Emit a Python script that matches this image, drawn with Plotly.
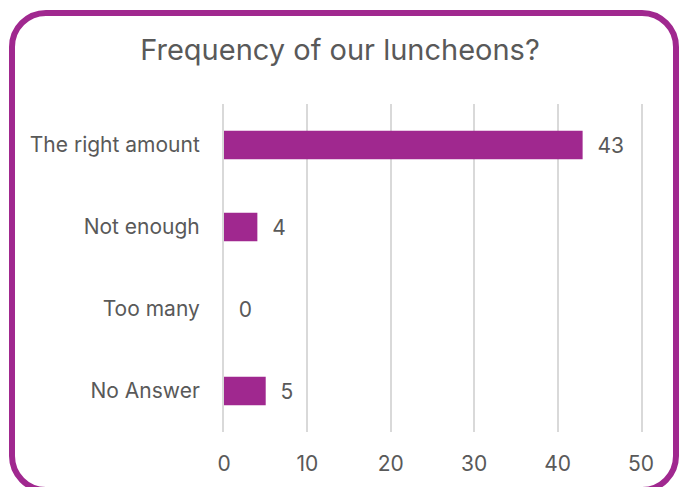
import plotly.graph_objects as go

categories = ["The right amount", "Not enough", "Too many", "No Answer"]
counts = [43, 4, 0, 5]
x_ticks = [0, 10, 20, 30, 40, 50]

PURPLE = "#A0288F"
GREY_TEXT = "#595959"
GRID = "#D9D9D9"
FONT = "Inter, Roboto, sans-serif"

W, H = 680, 487
L, R, T, B = 224, 39, 104, 55


def to_paper(px, py):
    """Pixel position -> paper coords for the border shape."""
    pw = W - L - R
    ph = H - T - B
    return (px - L) / pw, (H - B - py) / ph


def rounded_rect(x0, y0, x1, y1, r):
    k = 0.5523 * r

    def p(x, y):
        a, b = to_paper(x, y)
        return f"{a:.5f},{b:.5f}"

    d = f"M {p(x0 + r, y0)} L {p(x1 - r, y0)} "
    d += f"C {p(x1 - r + k, y0)} {p(x1, y0 + r - k)} {p(x1, y0 + r)} "
    d += f"L {p(x1, y1 - r)} "
    d += f"C {p(x1, y1 - r + k)} {p(x1 - r + k, y1)} {p(x1 - r, y1)} "
    d += f"L {p(x0 + r, y1)} "
    d += f"C {p(x0 + r - k, y1)} {p(x0, y1 - r + k)} {p(x0, y1 - r)} "
    d += f"L {p(x0, y0 + r)} "
    d += f"C {p(x0, y0 + r - k)} {p(x0 + r - k, y0)} {p(x0 + r, y0)} Z"
    return d


fig = go.Figure(
    go.Bar(
        x=counts,
        y=categories,
        orientation="h",
        marker=dict(color=PURPLE, line=dict(width=0)),
        width=0.35,
        text=counts,
        texttemplate="\u00a0\u00a0%{x}",
        textposition="outside",
        textfont=dict(size=21, color=GREY_TEXT, family=FONT),
        cliponaxis=False,
    )
)

fig.update_layout(
    width=W,
    height=H,
    margin=dict(l=L, r=R, t=T, b=B, autoexpand=False),
    paper_bgcolor="white",
    plot_bgcolor="white",
    showlegend=False,
    title=dict(
        text="Frequency of our luncheons?",
        x=0.5, xref="container", xanchor="center",
        y=1 - 50 / H, yref="container", yanchor="middle",
        font=dict(size=29, color=GREY_TEXT, family=FONT),
    ),
    font=dict(family=FONT, color=GREY_TEXT),
    shapes=[
        dict(
            type="path",
            xref="paper", yref="paper",
            path=rounded_rect(12, 13, 676, 490, 34),
            line=dict(color=PURPLE, width=6),
            layer="above",
        )
    ],
)

fig.update_xaxes(
    range=[0, 50],
    tickvals=x_ticks,
    showgrid=True,
    gridcolor=GRID,
    gridwidth=2,
    zeroline=False,
    showline=False,
    ticks="",
    ticklabelstandoff=17,
    tickfont=dict(size=21, color=GREY_TEXT, family=FONT),
)
fig.update_yaxes(
    categoryorder="array",
    categoryarray=categories[::-1],
    showgrid=False,
    zeroline=False,
    showline=True,
    mirror=True,
    linecolor=GRID,
    linewidth=2,
    ticks="",
    ticklabelstandoff=18,
    tickfont=dict(size=21, color=GREY_TEXT, family=FONT),
)

fig.write_html(
    "out.html",
    config={"displayModeBar": False},
    post_script="document.body.style.margin='0';",
)
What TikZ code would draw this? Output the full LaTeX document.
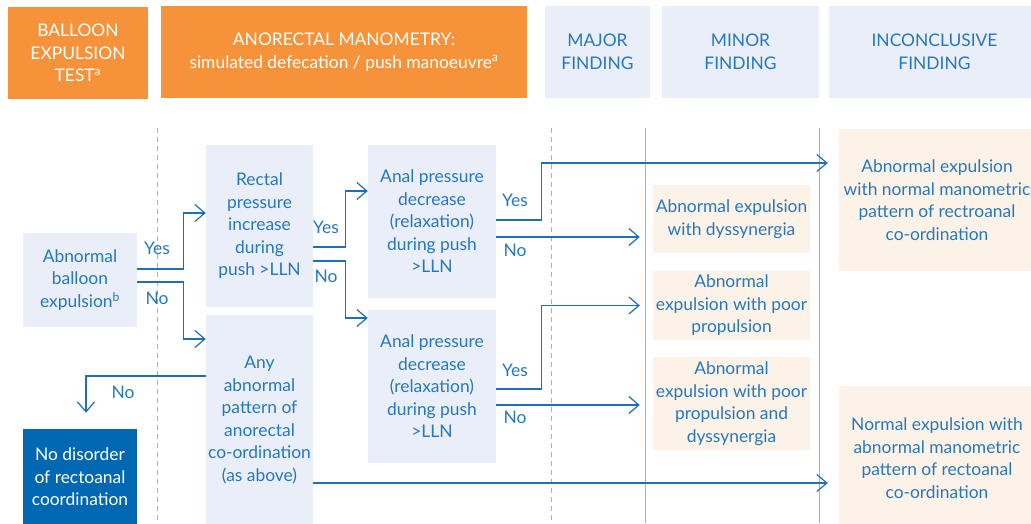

━━━━

▶ [Prompt] Pictures in the data above should not be copied; transcribe everything else exactly.

▶ [The solution]
Emit a Python script that matches this image, drawn with Plotly.
import plotly.graph_objects as go

categories = ["The right amount", "Not enough", "Too many", "No Answer"]
counts = [43, 4, 0, 5]
x_ticks = [0, 10, 20, 30, 40, 50]

PURPLE = "#A0288F"
GREY_TEXT = "#595959"
GRID = "#D9D9D9"
FONT = "Inter, Roboto, sans-serif"

W, H = 680, 487
L, R, T, B = 224, 39, 104, 55


def to_paper(px, py):
    """Pixel position -> paper coords for the border shape."""
    pw = W - L - R
    ph = H - T - B
    return (px - L) / pw, (H - B - py) / ph


def rounded_rect(x0, y0, x1, y1, r):
    k = 0.5523 * r

    def p(x, y):
        a, b = to_paper(x, y)
        return f"{a:.5f},{b:.5f}"

    d = f"M {p(x0 + r, y0)} L {p(x1 - r, y0)} "
    d += f"C {p(x1 - r + k, y0)} {p(x1, y0 + r - k)} {p(x1, y0 + r)} "
    d += f"L {p(x1, y1 - r)} "
    d += f"C {p(x1, y1 - r + k)} {p(x1 - r + k, y1)} {p(x1 - r, y1)} "
    d += f"L {p(x0 + r, y1)} "
    d += f"C {p(x0 + r - k, y1)} {p(x0, y1 - r + k)} {p(x0, y1 - r)} "
    d += f"L {p(x0, y0 + r)} "
    d += f"C {p(x0, y0 + r - k)} {p(x0 + r - k, y0)} {p(x0 + r, y0)} Z"
    return d


fig = go.Figure(
    go.Bar(
        x=counts,
        y=categories,
        orientation="h",
        marker=dict(color=PURPLE, line=dict(width=0)),
        width=0.35,
        text=counts,
        texttemplate="\u00a0\u00a0%{x}",
        textposition="outside",
        textfont=dict(size=21, color=GREY_TEXT, family=FONT),
        cliponaxis=False,
    )
)

fig.update_layout(
    width=W,
    height=H,
    margin=dict(l=L, r=R, t=T, b=B, autoexpand=False),
    paper_bgcolor="white",
    plot_bgcolor="white",
    showlegend=False,
    title=dict(
        text="Frequency of our luncheons?",
        x=0.5, xref="container", xanchor="center",
        y=1 - 50 / H, yref="container", yanchor="middle",
        font=dict(size=29, color=GREY_TEXT, family=FONT),
    ),
    font=dict(family=FONT, color=GREY_TEXT),
    shapes=[
        dict(
            type="path",
            xref="paper", yref="paper",
            path=rounded_rect(12, 13, 676, 490, 34),
            line=dict(color=PURPLE, width=6),
            layer="above",
        )
    ],
)

fig.update_xaxes(
    range=[0, 50],
    tickvals=x_ticks,
    showgrid=True,
    gridcolor=GRID,
    gridwidth=2,
    zeroline=False,
    showline=False,
    ticks="",
    ticklabelstandoff=17,
    tickfont=dict(size=21, color=GREY_TEXT, family=FONT),
)
fig.update_yaxes(
    categoryorder="array",
    categoryarray=categories[::-1],
    showgrid=False,
    zeroline=False,
    showline=True,
    mirror=True,
    linecolor=GRID,
    linewidth=2,
    ticks="",
    ticklabelstandoff=18,
    tickfont=dict(size=21, color=GREY_TEXT, family=FONT),
)

fig.write_html(
    "out.html",
    config={"displayModeBar": False},
    post_script="document.body.style.margin='0';",
)
What TikZ code would draw this? Output the full LaTeX document.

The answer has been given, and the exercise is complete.